DATA EXCERPT -
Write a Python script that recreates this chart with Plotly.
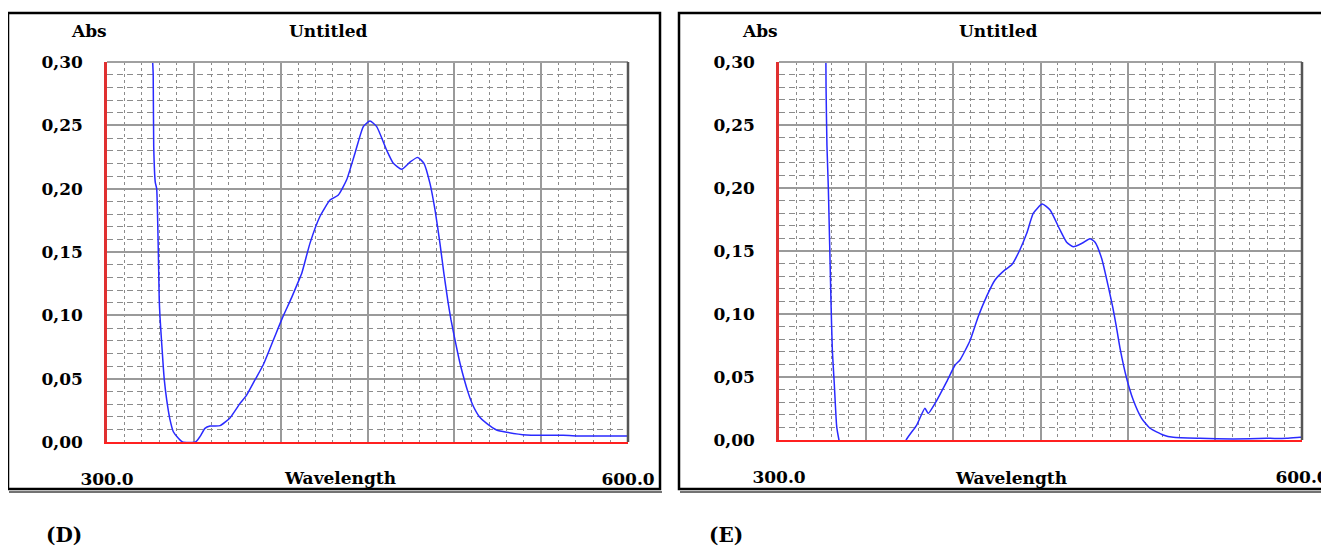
import plotly.graph_objects as go

# spectrum (D)
wl_d = [326.3, 326.6, 326.9, 327.8, 328.6, 330.1, 330.5, 332.4, 333.0, 334.4, 336.3, 338.2,
        341.1, 343.5, 351.0, 353.5, 356.4, 359.3, 365.1, 370.8, 376.6, 380.4, 385.2, 390.0,
        395.8, 401.0, 406.3, 410.6, 412.1, 416.9, 422.6, 428.4, 433.2, 438.0, 442.8, 447.6,
        451.4, 455.3, 461.0, 464.9, 469.7, 474.5, 478.9, 482.5, 486.0, 488.9, 491.7, 494.0,
        496.2, 498.0, 500.4, 503.3, 508.1, 511.0, 514.4, 518.6, 524.3, 530.1, 541.6, 562.7,
        574.3, 600.0]
abs_d = [0.300, 0.290, 0.233, 0.205, 0.200, 0.112, 0.099, 0.0595, 0.049, 0.033, 0.0174, 0.0081,
         0.0029, 0.0, 0.0, 0.0042, 0.0108, 0.0126, 0.0129, 0.0190, 0.0305, 0.037, 0.049, 0.061,
         0.0805, 0.098, 0.114, 0.128, 0.133, 0.157, 0.178, 0.191, 0.195, 0.207, 0.228, 0.249,
         0.2534, 0.249, 0.2305, 0.220, 0.2153, 0.221, 0.2247, 0.220, 0.204, 0.183, 0.157, 0.133,
         0.112, 0.097, 0.0805, 0.062, 0.0384, 0.028, 0.020, 0.0147, 0.0095, 0.0077, 0.0055, 0.0053,
         0.0047, 0.0047]

# spectrum (E)
wl_e = [326.9, 327.0, 327.5, 328.3, 329.8, 330.6, 331.7, 333.1, 334.4, 336.0, 371.0, 372.9,
        379.0, 383.7, 385.6, 389.5, 396.2, 401.0, 403.8, 409.6, 414.3, 419.1, 423.9, 429.6,
        433.5, 438.2, 442.1, 445.9, 451.0, 455.5, 461.2, 465.0, 468.8, 473.6, 478.4, 481.3,
        485.1, 488.9, 491.5, 493.5, 495.6, 499.4, 503.2, 508.0, 512.8, 520.4, 526.2, 541.5,
        560.6, 579.8, 591.2, 598.9, 600.0]
abs_e = [0.300, 0.279, 0.234, 0.200, 0.111, 0.071, 0.045, 0.0106, 0.0, -0.01, -0.01, 0.0,
         0.0119, 0.0251, 0.021, 0.029, 0.0463, 0.0595, 0.0635, 0.079, 0.098, 0.114, 0.127, 0.135,
         0.139, 0.151, 0.164, 0.180, 0.1873, 0.1825, 0.1667, 0.157, 0.1534, 0.156, 0.1598, 0.157,
         0.144, 0.1217, 0.105, 0.090, 0.073, 0.049, 0.0317, 0.0172, 0.0093, 0.004, 0.0021, 0.0013,
         0.0008, 0.0013, 0.0013, 0.0021, 0.0022]

y_ticks = [0.0, 0.05, 0.10, 0.15, 0.20, 0.25, 0.30]
y_labels = ["0,00", "0,05", "0,10", "0,15", "0,20", "0,25", "0,30"]
x_ticks = [300, 350, 400, 450, 500, 550, 600]
x_labels = ["300.0", "", "", "", "", "", "600.0"]

# page body adds an 8px margin, so the figure is a bit smaller and shifted
OFF = 8
W, H = 1329 - OFF, 546 - OFF
FONT = dict(family="DejaVu Serif", size=17, color="black", weight="bold")
GRID = "#9a9a9a"
MINOR = "#8c8c8c"


def px(x):
    return (x - OFF) / W


def py(y):
    return 1 - (y - OFF) / H


def xaxis(dom):
    return dict(domain=dom, range=[300, 600], tickmode="array", tickvals=x_ticks, ticktext=x_labels,
                showgrid=True, gridcolor=GRID, gridwidth=1.5, zeroline=False,
                minor=dict(dtick=10, tick0=300, showgrid=True, gridcolor=MINOR, gridwidth=1,
                           griddash="3px,3px"),
                showline=True, linecolor="#ff2020", linewidth=2, ticks="",
                ticklabelstandoff=21, tickfont=FONT, automargin=False, fixedrange=True)


def yaxis(dom, anchor):
    return dict(domain=dom, range=[0, 0.30], anchor=anchor, tickmode="array", tickvals=y_ticks,
                ticktext=y_labels, showgrid=True, gridcolor=GRID, gridwidth=1.5, zeroline=False,
                minor=dict(dtick=0.01, tick0=0, showgrid=True, gridcolor=MINOR, gridwidth=1,
                           griddash="6px,4px"),
                showline=True, linecolor="#e03030", linewidth=2.5, ticks="",
                ticklabelstandoff=18, tickfont=FONT, automargin=False, fixedrange=True)


fig = go.Figure()
fig.add_trace(go.Scatter(x=wl_d, y=abs_d, mode="lines",
                         line=dict(color="#2a2aff", width=1.5, shape="spline", smoothing=0.5),
                         xaxis="x", yaxis="y", showlegend=False))
fig.add_trace(go.Scatter(x=wl_e, y=abs_e, mode="lines",
                         line=dict(color="#2a2aff", width=1.5, shape="spline", smoothing=0.5),
                         xaxis="x2", yaxis="y2", showlegend=False))

fig.update_layout(
    width=W, height=H, margin=dict(l=0, r=0, t=0, b=0),
    paper_bgcolor="white", plot_bgcolor="white", showlegend=False,
    xaxis=xaxis([px(107), px(628)]),
    yaxis=yaxis([py(442), py(62)], "x"),
    xaxis2=xaxis([px(779), px(1302)]),
    yaxis2=yaxis([py(440), py(62)], "x2"),
)
fig.layout.xaxis2.anchor = "y2"
fig.layout.xaxis.anchor = "y"

shapes = []
# outer frames
for x0, x1 in [(8, 660), (679, 1345)]:
    shapes.append(dict(type="rect", xref="paper", yref="paper", x0=px(x0), x1=px(x1),
                       y0=py(489), y1=py(13), line=dict(color="black", width=2.5)))
    shapes.append(dict(type="line", xref="paper", yref="paper", x0=px(x0 + 1), x1=px(x1 + 2),
                       y0=py(492), y1=py(492), line=dict(color="#444", width=1.5)))
# top and right borders of plot areas
for xr, yr in [("x domain", "y domain"), ("x2 domain", "y2 domain")]:
    shapes.append(dict(type="line", xref=xr, yref=yr, x0=0, x1=1, y0=1, y1=1,
                       line=dict(color="#a0a0a0", width=2)))
    shapes.append(dict(type="line", xref=xr, yref=yr, x0=1, x1=1, y0=0, y1=1,
                       line=dict(color="#555", width=2.5)))
fig.update_layout(shapes=shapes)

ann = []
for off, lab, lx in [(0, "(D)", 64), (671, "(E)", 726)]:
    ann.append(dict(text="Abs", x=px(89 + off), y=py(31), xref="paper", yref="paper",
                    showarrow=False, font=FONT, xanchor="center", yanchor="middle"))
    ann.append(dict(text="Untitled", x=px(328 + off), y=py(31), xref="paper", yref="paper",
                    showarrow=False, font=FONT, xanchor="center", yanchor="middle"))
    ann.append(dict(text="Wavelength", x=px(340 + off), y=py(478), xref="paper", yref="paper",
                    showarrow=False, font=FONT, xanchor="center", yanchor="middle"))
    ann.append(dict(text=lab, x=px(lx), y=py(535), xref="paper", yref="paper",
                    showarrow=False, font=dict(family="DejaVu Serif", size=20, color="black",
                                               weight="bold"),
                    xanchor="center", yanchor="middle"))
fig.update_layout(annotations=ann)

fig.write_html("out.html")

WHAT YOU NEED TO DO - Repeat exactly and only the lines from the start of the data above through the line that holds "0.0047, 0.0047]", inclusive. Pictures do not belong in the copy.

ANSWER -
Write a Python script that recreates this chart with Plotly.
import plotly.graph_objects as go

# spectrum (D)
wl_d = [326.3, 326.6, 326.9, 327.8, 328.6, 330.1, 330.5, 332.4, 333.0, 334.4, 336.3, 338.2,
        341.1, 343.5, 351.0, 353.5, 356.4, 359.3, 365.1, 370.8, 376.6, 380.4, 385.2, 390.0,
        395.8, 401.0, 406.3, 410.6, 412.1, 416.9, 422.6, 428.4, 433.2, 438.0, 442.8, 447.6,
        451.4, 455.3, 461.0, 464.9, 469.7, 474.5, 478.9, 482.5, 486.0, 488.9, 491.7, 494.0,
        496.2, 498.0, 500.4, 503.3, 508.1, 511.0, 514.4, 518.6, 524.3, 530.1, 541.6, 562.7,
        574.3, 600.0]
abs_d = [0.300, 0.290, 0.233, 0.205, 0.200, 0.112, 0.099, 0.0595, 0.049, 0.033, 0.0174, 0.0081,
         0.0029, 0.0, 0.0, 0.0042, 0.0108, 0.0126, 0.0129, 0.0190, 0.0305, 0.037, 0.049, 0.061,
         0.0805, 0.098, 0.114, 0.128, 0.133, 0.157, 0.178, 0.191, 0.195, 0.207, 0.228, 0.249,
         0.2534, 0.249, 0.2305, 0.220, 0.2153, 0.221, 0.2247, 0.220, 0.204, 0.183, 0.157, 0.133,
         0.112, 0.097, 0.0805, 0.062, 0.0384, 0.028, 0.020, 0.0147, 0.0095, 0.0077, 0.0055, 0.0053,
         0.0047, 0.0047]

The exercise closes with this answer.